Manhasset Pizza LLC and Fradler Realty Corporation (“Applicants”) applied for the Town of North Hempstead Board of Zoning and Appeals to approve a 45–seat, full-service restaurant in a storefront in Manhasset. The Board granted the conditional use permit, subject to certain conditions, and requested variances. Deeming the application a request for area variances, the Board found the benefit to the applicants of granting variances outweighed the detriment imposed on the community and approved the variances from the Town Code’s parking and loading/unloading regulations. In response, a the owner of a neighboring building, Colin Realty Co., LLC, brought a hybrid Article 78 / declaratory judgment action challenging ZBA's granting of variances, and alleging that proposed restaurant required a use variance rather than an area variance.

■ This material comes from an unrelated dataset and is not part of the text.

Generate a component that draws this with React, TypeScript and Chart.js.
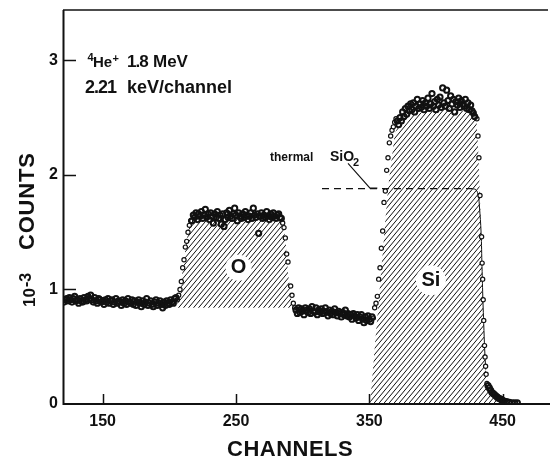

Town Law § 267(1) defines both area and use variances: “Use variance shall mean the authorization by the zoning board of appeals for the use of land for a purpose which is otherwise not allowed or is prohibited by the applicable zoning regulations,” while “area variance shall mean the authorization by the zoning board of appeals for the use of land in a manner which is not allowed by the dimensional or physical requirements of the applicable zoning regulations.”
After the Supreme Court, Nassau County dismissed the petition and the Appellate Division affirmed the dismissal, Petitioners appealed to the Court of Appeals. On appeal, the Court of Appeals held requests for off-street parking variances should be evaluated by applying the standards for an area variance so long as the property is intended to be used for a purpose permitted in the zoning district, expressly overruling Matter of Off Shore Rest. Corp. v. Linden, 30 N.Y.2d 160. Accordingly, the court held that the ZBA properly considered the application for off-street parking variance as a request for an area variance.
The case was Colin Realty Co, LLC v Town of North Hempstead, 24 N.Y.3d 188 (2014).